By the time Atropos has bestowed her coup de grace, “HotScot” has persuaded himself (at least) that I’m a born and bred German from Klimanürnberg, and that a Kant-like life of parochial seclusion has left me clueless about the peculiar humor of English speakers. It’s only to be expected—he graciously explains—that my exertions in such an alien tongue should invariably go “tit’s up.”
(Thank’s for the tip’s, my Thermocaledonian friend. I know you have a busy greengrocer’s to run, so its good of you to take the time.)
Before all is said and done, I’ve also advocated the application of German engineering and Swiss design to the problem of too many people on the planet who aren’t Teutonic, and recommended Teutophobes be “legally compelled” to read “my pro-tolerance blog.”
As davidmhoffer grasps, I’m totally earnest about all this:
So the [Brad Keyes] persona and the blog and all it represents is real. There’s someone that believes and promotes this filth.
(And that someone is me, is what davidm is getting at, I think.)
What Herr Hoffer has pulled off, by seeing through my absurdisms to the sincerity underlying every single statement, is remarkable enough.
But what’s even more impressive is the laser-like focus it must have taken to ignore the hints, dropped by a handful of denizens, that I was somehow engaged in “Mickeynehmung” or “Entpissung.” No, the Hoff isn’t about to let MCourtney throw him off the scent by calling me a “very naughty boy :-)” and urging me, for compassion’s sake, to forget the strict letter of W3C specifications. Nor will he be deterred by the word of a genuine German called Hermann, who chides,
Jeepers some of you are thick. (“Boah seid ihr blöd.”)
Sure we are, “Hermann.” Thick like a fox!
This is all well and good, but in science there are no silver medals. Ultimately it’s Jeff Alberts who builds on the ingenuousness hypothesis by finding that I’m being completely disingenuous, thus decrypting my agenda once and for all:
Brad is actually not a skeptic. All of his comments are jabs at skeptics.
Another denizen cracks the same mystery independently and contemporaneously, but makes the costly mistake of posting under ‘Non Nomen,’ which apparently isn’t her legal name.
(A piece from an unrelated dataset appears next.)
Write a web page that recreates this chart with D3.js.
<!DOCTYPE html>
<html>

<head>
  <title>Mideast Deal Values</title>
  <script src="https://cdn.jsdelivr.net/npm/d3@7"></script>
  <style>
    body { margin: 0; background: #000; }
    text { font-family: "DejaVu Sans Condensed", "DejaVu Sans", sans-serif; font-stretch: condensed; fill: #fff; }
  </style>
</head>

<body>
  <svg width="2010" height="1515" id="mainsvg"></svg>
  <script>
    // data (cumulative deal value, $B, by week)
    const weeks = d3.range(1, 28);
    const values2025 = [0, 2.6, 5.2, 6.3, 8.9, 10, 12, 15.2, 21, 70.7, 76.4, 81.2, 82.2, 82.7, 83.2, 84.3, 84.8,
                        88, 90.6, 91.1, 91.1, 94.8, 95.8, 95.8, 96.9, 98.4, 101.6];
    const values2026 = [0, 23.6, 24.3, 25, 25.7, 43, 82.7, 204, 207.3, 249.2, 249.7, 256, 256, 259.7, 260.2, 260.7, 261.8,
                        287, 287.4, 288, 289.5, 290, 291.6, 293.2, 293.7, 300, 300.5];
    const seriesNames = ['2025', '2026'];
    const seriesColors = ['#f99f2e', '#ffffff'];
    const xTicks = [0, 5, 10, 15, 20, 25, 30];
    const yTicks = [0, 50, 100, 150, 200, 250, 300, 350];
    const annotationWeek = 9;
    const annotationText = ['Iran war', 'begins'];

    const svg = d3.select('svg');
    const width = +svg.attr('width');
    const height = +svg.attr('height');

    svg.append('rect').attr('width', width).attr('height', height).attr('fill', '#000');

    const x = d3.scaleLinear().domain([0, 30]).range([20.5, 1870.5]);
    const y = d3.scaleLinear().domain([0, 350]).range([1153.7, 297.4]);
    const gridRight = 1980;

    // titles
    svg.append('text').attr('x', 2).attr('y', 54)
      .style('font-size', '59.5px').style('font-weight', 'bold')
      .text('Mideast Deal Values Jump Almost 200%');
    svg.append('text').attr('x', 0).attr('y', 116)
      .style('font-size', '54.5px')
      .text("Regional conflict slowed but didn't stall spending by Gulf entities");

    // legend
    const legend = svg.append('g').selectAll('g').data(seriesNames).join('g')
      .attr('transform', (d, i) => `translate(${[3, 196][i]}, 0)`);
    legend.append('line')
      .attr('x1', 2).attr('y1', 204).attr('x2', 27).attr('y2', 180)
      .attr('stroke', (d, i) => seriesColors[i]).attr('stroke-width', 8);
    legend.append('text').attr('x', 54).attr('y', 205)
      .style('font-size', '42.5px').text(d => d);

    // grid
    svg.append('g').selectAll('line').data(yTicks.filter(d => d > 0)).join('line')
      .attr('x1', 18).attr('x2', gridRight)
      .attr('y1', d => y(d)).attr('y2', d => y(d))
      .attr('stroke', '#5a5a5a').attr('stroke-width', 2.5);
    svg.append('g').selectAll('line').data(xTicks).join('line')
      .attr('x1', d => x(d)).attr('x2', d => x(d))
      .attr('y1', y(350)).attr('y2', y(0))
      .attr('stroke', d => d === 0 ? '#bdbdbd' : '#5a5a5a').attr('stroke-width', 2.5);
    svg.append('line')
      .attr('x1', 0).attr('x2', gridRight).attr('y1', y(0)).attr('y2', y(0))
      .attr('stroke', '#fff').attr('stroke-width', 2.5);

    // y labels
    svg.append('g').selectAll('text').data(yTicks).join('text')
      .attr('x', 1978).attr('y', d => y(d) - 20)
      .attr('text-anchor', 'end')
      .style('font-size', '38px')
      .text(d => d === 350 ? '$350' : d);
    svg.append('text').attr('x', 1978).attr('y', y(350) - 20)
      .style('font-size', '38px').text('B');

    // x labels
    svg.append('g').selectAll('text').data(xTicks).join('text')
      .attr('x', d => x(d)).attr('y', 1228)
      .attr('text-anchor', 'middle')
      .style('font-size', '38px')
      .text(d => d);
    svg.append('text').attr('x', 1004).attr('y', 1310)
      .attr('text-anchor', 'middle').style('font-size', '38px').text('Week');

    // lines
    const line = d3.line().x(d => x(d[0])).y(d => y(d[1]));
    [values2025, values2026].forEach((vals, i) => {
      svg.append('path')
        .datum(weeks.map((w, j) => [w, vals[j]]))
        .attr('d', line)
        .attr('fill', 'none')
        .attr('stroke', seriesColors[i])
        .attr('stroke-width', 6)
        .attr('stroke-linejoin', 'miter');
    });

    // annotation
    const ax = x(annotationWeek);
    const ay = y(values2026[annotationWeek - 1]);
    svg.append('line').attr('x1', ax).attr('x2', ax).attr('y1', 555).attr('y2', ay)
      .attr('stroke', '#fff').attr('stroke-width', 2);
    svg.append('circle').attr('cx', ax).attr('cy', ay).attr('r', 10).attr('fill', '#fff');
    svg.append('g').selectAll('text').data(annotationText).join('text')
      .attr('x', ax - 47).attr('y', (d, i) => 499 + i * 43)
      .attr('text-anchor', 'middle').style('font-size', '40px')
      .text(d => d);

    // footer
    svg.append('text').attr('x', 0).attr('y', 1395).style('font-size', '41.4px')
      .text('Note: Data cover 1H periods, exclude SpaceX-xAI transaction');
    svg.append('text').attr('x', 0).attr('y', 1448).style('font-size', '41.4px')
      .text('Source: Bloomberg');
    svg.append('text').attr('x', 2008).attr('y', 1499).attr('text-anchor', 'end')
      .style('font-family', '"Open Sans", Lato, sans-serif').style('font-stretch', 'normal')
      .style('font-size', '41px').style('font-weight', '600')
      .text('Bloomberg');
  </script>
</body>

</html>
So Mr Alberts’ full share of the Nobel prizemoney isn’t threatened by the Nameless one’s epiphany…
First they ignore you, then they laugh at you, then they fight you, then you win.
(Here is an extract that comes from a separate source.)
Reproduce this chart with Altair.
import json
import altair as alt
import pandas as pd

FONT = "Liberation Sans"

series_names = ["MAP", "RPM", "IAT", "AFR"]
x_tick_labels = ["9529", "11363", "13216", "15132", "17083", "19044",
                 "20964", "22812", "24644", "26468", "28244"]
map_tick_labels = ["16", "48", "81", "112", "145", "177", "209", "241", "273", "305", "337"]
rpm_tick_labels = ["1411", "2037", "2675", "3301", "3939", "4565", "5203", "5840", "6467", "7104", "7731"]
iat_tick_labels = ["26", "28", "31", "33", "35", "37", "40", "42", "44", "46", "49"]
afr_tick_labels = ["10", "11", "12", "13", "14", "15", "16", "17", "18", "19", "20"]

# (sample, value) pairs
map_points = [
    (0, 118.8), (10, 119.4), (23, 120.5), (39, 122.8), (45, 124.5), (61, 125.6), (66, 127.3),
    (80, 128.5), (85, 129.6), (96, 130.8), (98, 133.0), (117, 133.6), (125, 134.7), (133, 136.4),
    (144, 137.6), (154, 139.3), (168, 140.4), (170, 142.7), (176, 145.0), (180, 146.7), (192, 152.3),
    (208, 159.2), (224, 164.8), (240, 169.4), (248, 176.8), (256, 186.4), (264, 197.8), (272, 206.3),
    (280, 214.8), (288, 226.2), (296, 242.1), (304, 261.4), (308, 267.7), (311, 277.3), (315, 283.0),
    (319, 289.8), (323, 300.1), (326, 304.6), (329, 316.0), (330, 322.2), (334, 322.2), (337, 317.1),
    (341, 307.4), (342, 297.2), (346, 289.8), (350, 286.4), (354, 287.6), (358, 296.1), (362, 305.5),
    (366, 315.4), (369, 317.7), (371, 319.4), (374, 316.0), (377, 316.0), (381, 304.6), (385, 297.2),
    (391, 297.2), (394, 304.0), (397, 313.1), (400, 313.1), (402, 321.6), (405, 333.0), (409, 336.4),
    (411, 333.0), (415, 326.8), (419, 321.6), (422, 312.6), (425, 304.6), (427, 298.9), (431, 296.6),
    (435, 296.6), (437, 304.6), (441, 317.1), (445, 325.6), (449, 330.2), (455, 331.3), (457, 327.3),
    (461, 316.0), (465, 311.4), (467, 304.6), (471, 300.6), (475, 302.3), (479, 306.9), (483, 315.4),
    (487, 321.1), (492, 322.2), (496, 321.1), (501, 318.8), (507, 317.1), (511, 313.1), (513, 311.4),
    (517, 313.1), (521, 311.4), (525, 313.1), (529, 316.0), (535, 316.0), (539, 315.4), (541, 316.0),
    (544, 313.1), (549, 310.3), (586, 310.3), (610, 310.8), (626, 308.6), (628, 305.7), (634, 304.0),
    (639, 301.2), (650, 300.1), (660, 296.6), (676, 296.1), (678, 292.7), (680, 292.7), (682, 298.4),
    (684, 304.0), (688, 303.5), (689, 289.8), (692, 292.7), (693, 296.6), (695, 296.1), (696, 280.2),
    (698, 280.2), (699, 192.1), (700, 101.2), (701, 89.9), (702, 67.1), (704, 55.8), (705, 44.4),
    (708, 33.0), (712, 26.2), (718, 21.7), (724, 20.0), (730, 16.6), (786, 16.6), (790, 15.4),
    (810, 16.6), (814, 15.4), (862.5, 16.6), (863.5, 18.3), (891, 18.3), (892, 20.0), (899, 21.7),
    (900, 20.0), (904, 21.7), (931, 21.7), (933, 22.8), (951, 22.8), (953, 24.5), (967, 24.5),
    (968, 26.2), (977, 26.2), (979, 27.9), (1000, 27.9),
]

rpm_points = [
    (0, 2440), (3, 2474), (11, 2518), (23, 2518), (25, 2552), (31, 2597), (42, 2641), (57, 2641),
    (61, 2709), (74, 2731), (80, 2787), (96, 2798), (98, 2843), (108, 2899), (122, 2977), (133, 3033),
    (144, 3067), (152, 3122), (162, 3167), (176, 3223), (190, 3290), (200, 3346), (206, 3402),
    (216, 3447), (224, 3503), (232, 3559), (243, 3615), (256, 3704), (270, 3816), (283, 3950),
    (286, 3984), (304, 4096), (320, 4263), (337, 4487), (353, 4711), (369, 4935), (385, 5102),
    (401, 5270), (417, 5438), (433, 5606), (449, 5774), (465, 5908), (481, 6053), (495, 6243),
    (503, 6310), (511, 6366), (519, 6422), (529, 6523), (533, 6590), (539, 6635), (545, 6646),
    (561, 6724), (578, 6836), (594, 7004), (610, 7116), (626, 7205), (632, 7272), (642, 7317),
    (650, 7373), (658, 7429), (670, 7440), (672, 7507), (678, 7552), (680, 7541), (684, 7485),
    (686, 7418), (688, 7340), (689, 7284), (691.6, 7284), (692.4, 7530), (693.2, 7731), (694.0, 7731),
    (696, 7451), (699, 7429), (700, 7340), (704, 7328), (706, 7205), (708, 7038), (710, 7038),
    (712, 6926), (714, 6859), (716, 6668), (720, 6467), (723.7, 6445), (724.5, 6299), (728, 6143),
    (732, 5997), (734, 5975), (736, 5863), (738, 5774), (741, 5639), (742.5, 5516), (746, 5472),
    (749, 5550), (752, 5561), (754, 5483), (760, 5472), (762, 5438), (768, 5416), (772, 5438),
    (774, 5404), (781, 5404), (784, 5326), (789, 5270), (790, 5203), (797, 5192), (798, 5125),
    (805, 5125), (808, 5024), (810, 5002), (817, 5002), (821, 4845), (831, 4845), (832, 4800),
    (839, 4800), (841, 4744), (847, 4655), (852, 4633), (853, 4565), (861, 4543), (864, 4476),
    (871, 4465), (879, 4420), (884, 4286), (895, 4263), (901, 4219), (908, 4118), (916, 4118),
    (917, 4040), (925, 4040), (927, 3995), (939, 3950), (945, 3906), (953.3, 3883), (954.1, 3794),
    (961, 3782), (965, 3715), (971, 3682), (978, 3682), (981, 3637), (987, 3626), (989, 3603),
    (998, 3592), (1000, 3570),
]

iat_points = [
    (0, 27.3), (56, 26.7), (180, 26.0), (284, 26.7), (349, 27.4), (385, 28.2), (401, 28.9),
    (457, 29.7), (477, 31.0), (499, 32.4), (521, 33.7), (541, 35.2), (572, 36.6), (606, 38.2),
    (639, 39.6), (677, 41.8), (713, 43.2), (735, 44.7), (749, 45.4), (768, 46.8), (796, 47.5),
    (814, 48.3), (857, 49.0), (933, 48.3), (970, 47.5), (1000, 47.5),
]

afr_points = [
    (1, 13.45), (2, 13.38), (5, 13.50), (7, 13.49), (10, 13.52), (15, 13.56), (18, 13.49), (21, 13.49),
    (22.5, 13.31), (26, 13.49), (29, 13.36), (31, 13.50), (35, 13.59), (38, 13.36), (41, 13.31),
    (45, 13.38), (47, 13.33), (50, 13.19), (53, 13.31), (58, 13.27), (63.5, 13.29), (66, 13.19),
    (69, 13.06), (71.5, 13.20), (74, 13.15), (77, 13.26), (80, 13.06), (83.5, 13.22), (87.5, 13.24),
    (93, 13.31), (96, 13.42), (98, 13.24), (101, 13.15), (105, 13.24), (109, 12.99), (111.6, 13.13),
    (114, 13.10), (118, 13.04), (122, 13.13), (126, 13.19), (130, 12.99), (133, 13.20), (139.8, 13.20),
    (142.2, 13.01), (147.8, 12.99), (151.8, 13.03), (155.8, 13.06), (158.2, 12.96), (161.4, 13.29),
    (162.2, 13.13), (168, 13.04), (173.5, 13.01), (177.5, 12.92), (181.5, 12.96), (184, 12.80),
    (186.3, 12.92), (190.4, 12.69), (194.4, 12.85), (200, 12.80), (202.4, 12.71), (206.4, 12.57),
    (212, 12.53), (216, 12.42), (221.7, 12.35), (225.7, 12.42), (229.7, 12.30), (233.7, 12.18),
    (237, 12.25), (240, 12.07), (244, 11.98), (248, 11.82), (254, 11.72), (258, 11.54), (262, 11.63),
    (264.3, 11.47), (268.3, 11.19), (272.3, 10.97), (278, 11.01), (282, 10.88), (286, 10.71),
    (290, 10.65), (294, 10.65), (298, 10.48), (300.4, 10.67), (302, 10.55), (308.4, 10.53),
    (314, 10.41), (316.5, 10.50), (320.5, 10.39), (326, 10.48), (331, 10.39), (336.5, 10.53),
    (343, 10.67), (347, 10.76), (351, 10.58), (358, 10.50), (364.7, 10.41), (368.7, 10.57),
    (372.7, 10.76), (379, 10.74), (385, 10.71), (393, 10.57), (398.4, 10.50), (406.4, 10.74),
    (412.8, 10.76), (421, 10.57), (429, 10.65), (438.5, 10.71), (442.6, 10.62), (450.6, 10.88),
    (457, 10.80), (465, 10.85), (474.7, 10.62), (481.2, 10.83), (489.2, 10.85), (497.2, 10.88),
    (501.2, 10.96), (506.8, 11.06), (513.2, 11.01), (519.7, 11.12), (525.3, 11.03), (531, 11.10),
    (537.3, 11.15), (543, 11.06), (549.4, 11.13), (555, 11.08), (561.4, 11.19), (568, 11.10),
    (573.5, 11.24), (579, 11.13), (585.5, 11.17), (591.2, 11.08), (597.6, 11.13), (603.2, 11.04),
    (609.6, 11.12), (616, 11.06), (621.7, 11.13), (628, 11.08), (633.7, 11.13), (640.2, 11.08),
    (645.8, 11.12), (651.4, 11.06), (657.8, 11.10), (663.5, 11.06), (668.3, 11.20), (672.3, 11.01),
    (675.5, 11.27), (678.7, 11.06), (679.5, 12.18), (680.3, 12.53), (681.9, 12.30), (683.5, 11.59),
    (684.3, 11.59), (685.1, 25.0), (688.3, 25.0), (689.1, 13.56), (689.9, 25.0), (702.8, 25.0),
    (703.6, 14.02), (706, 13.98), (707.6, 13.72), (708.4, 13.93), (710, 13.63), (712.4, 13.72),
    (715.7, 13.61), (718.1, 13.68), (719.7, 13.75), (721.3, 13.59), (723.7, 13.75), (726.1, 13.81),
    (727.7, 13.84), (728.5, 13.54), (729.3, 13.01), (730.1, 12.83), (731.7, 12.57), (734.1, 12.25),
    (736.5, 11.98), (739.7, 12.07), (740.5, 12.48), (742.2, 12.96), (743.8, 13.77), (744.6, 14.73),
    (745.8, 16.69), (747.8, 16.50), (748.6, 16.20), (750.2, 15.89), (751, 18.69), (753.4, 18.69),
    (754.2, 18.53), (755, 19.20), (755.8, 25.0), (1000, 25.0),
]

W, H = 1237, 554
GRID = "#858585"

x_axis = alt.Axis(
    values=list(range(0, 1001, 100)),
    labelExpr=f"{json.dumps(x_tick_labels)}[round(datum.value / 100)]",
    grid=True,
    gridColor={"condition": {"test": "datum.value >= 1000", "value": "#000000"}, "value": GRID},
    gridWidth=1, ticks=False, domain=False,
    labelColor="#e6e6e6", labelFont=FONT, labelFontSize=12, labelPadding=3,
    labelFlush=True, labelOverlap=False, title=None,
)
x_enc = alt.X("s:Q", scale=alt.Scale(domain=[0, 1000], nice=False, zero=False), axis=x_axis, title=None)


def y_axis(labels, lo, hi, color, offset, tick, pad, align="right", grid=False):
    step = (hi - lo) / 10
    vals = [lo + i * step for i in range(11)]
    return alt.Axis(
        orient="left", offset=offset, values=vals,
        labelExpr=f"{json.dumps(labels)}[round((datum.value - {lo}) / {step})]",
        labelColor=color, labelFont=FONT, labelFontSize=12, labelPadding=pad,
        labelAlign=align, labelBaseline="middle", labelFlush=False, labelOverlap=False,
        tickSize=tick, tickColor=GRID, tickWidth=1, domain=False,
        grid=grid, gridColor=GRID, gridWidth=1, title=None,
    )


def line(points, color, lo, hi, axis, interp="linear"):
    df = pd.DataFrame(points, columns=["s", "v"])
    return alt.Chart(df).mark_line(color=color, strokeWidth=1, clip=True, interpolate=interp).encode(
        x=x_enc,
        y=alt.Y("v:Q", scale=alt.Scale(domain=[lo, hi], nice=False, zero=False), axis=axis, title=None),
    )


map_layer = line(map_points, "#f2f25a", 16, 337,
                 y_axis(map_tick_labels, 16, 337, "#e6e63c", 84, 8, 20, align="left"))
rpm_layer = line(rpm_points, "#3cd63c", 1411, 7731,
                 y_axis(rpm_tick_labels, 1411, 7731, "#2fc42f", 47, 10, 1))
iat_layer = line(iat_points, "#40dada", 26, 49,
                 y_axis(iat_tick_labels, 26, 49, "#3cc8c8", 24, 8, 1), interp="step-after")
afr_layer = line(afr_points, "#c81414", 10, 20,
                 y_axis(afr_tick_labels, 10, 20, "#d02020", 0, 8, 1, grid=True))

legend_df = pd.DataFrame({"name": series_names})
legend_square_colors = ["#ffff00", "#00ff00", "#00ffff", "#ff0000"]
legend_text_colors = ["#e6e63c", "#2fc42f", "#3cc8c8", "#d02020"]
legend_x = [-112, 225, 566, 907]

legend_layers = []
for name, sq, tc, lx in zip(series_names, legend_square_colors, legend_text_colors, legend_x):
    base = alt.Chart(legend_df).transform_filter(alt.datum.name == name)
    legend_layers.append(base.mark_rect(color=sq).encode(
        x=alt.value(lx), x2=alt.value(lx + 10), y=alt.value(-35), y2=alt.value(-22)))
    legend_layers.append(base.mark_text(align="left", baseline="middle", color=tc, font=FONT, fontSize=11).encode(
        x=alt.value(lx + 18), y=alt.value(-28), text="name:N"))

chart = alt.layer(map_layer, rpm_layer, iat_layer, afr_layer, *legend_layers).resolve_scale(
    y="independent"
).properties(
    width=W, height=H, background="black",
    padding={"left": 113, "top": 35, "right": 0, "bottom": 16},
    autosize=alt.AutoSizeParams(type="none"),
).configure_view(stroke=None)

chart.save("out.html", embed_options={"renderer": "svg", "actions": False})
Attributed to Mahatma Gandhi.
That Mr. Keyes seems to be the Volkssturm, the last recourse, in the fight against skepticism.
…spot-on though it is.
I’m no virgin to what happens When Hadr-ons Collide, so I’m no longer surprised when my first instinct to ramp up the hint-dropping (or “lay it on with a trowel” as we say Down Here) succeeds only in entrenching the literalists in their literalism, deepening the Americans/people-who-read-English polarization.*
But it still gets a chuckle out of me. And if you can’t laugh at your own [practical] jokes, what’s the point?
That’s the saying, right?
All absurd things must come to an end, if only because farce is rather tiring for the actors.
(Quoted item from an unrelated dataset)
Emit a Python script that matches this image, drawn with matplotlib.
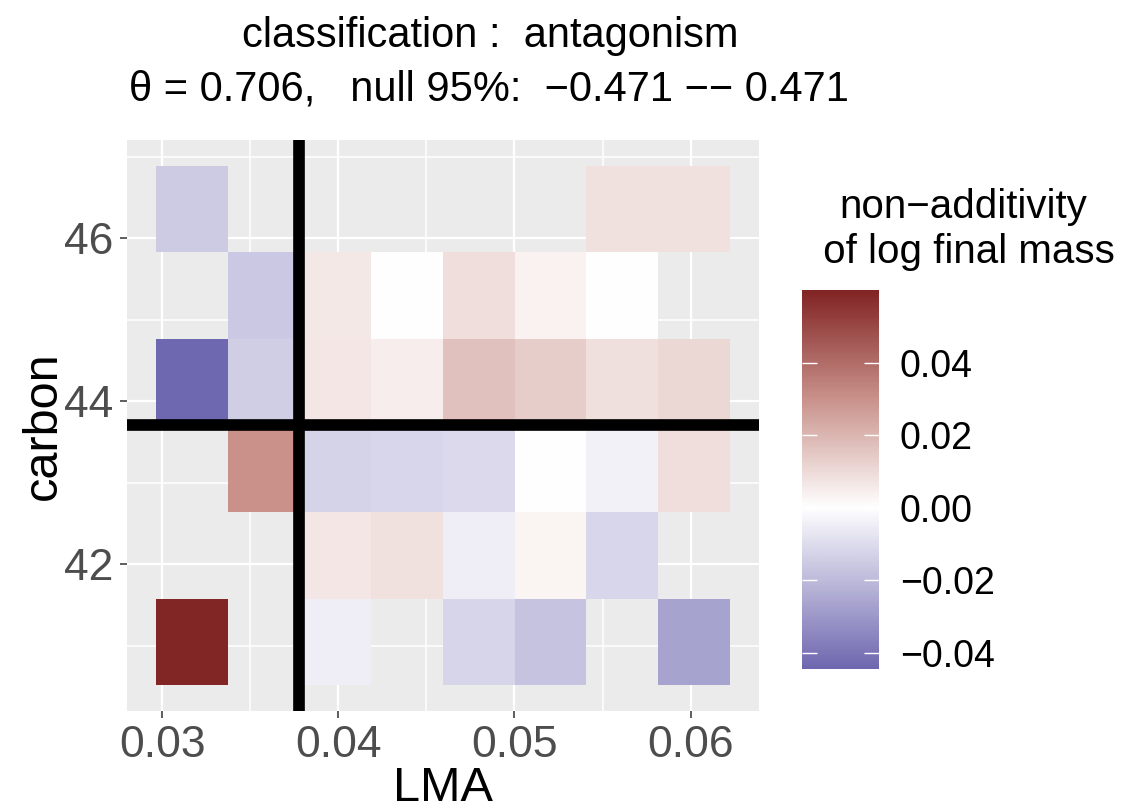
import numpy as np
import matplotlib.pyplot as plt
from matplotlib.colors import LinearSegmentedColormap, Normalize

# bin centres of the two traits
lma = [0.03168, 0.03576, 0.03983, 0.04390, 0.04798, 0.05205, 0.05612, 0.06020]
carbon = [41.05, 42.11, 43.18, 44.24, 45.30, 46.36]

# non-additivity of log final mass, rows bottom -> top (nan = empty bin)
nan = np.nan
nonadd = [
    [0.0600, nan, -0.0050, nan, -0.0123, -0.0176, nan, -0.0268],
    [nan, nan, 0.0066, 0.0080, -0.0047, 0.0030, -0.0118, nan],
    [nan, 0.0303, -0.0129, -0.0121, -0.0109, 0.0003, -0.0038, 0.0091],
    [-0.0445, -0.0141, 0.0069, 0.0047, 0.0171, 0.0138, 0.0085, 0.0110],
    [nan, -0.0162, 0.0063, 0.0003, 0.0091, 0.0033, 0.0000, nan],
    [-0.0153, nan, nan, nan, nan, nan, 0.0080, 0.0080],
]

# thresholds
lma_split = 0.03777
carbon_split = 43.71

theta = 0.706
null_lo, null_hi = -0.471, 0.471
classification = "antagonism"

W, H = 1133, 809
plt.rcParams['font.family'] = ['Liberation Sans', 'DejaVu Sans']

fig = plt.figure(figsize=(W / 100, H / 100), dpi=100)
ax = fig.add_axes([127.3 / W, 1 - 710.9 / H, (758.7 - 127.3) / W, (710.9 - 140) / H])
ax.set_facecolor('#EBEBEB')
for s in ax.spines.values():
    s.set_visible(False)

vals = np.ma.masked_invalid(np.array(nonadd))
vlim = np.nanmax(np.abs(np.array(nonadd)))
norm = Normalize(-vlim, vlim)
cmap = LinearSegmentedColormap.from_list(
    'nonadd', [(0.0, '#3C3394'), (0.5, '#FFFFFF'), (0.7525, '#C9918A'), (1.0, '#822525')])

ax.pcolormesh(lma, carbon, vals, cmap=cmap, norm=norm, shading='nearest', zorder=1)

# ggplot-like expansion of 5%
dx = (lma[1] - lma[0]) / 2
dy = (carbon[1] - carbon[0]) / 2
x0, x1 = lma[0] - dx, lma[-1] + dx
y0, y1 = carbon[0] - dy, carbon[-1] + dy
ax.set_xlim(x0 - 0.05 * (x1 - x0), x1 + 0.05 * (x1 - x0))
ax.set_ylim(y0 - 0.05 * (y1 - y0), y1 + 0.05 * (y1 - y0))

ax.axvline(lma_split, color='black', lw=8.4, zorder=3)
ax.axhline(carbon_split, color='black', lw=8.4, zorder=3)

ax.set_xticks([0.03, 0.04, 0.05, 0.06])
ax.set_xticklabels(['0.03', '0.04', '0.05', '0.06'])
ax.set_xticks([0.035, 0.045, 0.055], minor=True)
ax.set_yticks([42, 44, 46])
ax.set_yticks([41, 43, 45, 47], minor=True)
ax.set_axisbelow(True)
ax.grid(which='major', color='white', lw=1.6)
ax.grid(which='minor', color='white', lw=1.1)
ax.tick_params(which='major', length=5, width=1.1, color='#333333',
               labelcolor='#4D4D4D', labelsize=32, pad=5)
ax.tick_params(which='minor', length=0)

ax.set_xlabel('LMA', fontsize=35, va='baseline')
ax.xaxis.set_label_coords(0.5, -(801 - 710.9) / 570.9)
ax.set_ylabel('carbon', fontsize=35, va='baseline')
ax.yaxis.set_label_coords(-(127.3 - 56) / 631.4, 0.5)

# title
fig.text(490 / W, 1 - 46.7 / H, 'classification :  ' + classification,
         ha='center', va='baseline', fontsize=30)
fig.text(489 / W, 1 - 100 / H,
         '\u03b8 = %.3f,   null 95%%:  \u2212%.3f \u2212\u2212 %.3f' % (theta, -null_lo, null_hi),
         ha='center', va='baseline', fontsize=30)

# colour bar
cax = fig.add_axes([802 / W, 1 - 669 / H, 77 / W, 379 / H])
lo, hi = np.nanmin(np.array(nonadd)), np.nanmax(np.array(nonadd))
grad = np.linspace(lo, hi, 300).reshape(-1, 1)
cax.imshow(grad, aspect='auto', extent=[0, 1, lo, hi], origin='lower', cmap=cmap, norm=norm)
cax.set_xlim(0, 1)
cax.set_ylim(lo, hi)
cax.set_xticks([])
cbt = [-0.04, -0.02, 0.0, 0.02, 0.04]
cax.set_yticks(cbt)
cax.set_yticklabels(['\u22120.04', '\u22120.02', '0.00', '0.02', '0.04'])
cax.tick_params(axis='y', left=True, right=True, labelleft=False, labelright=True,
                direction='in', length=11, width=1, color='white',
                labelsize=27, labelcolor='black', pad=15)
for s in cax.spines.values():
    s.set_visible(False)

fig.text(963 / W, 1 - 218 / H, 'non\u2212additivity', ha='center', va='baseline', fontsize=29)
fig.text(963 / W, 1 - 263 / H, ' of log final mass', ha='center', va='baseline', fontsize=29)

fig.savefig('out.png', dpi=100)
Having survived another volley of blanks from HotScot, I’ve just shot a wad of olive branches in his direction. Let’s see how he responds to this:
Listen, HotScot, we both know that if you could read as well as you write you’d have avoided the unenviable position of having to insist, with a straight face, that I’m an unfunny warmist [!] who doesn’t speak English.
(No part of that is true—a reality most people here grasped years ago, literally, when I first started commenting.)
Whatever face you think you’re saving by sticking to your delusory guns, forget about it. I release you from your obligation.
We all misunderstand things. So you failed to spot the cornucopious comical clues in some long-forgotten comment by yours truly… big deal.
So your reading-comprehension fail caused you to go off half-cocked, again and again, with increasingly laughable results… so what?
Have the grace to laugh at yourself and move on, and you’ll find the rest of us are only too happy to move on too.
Or prolong the needless fatuity.
PS some of your comments at WUWT are so insightful and well-informed, it’s hard to believe they’re by the same person “whose idea of funny seems to involve channeling an unfunny bore and boring me with diatribes against foreigners who think they’re funny,” or however I put it a couple of days ago. So I’d much rather we be allies than sparring partners.
Well, Hotty, the wad is in your court.
* I suppose this naradox is predicted, after all, by the insight that someone who’s publicly invested in a particular interpretation will avoid admitting ze or ze was wrong at any cost, even if it means zis interpretation gets more and more baroquely wrong as the evidence comes in.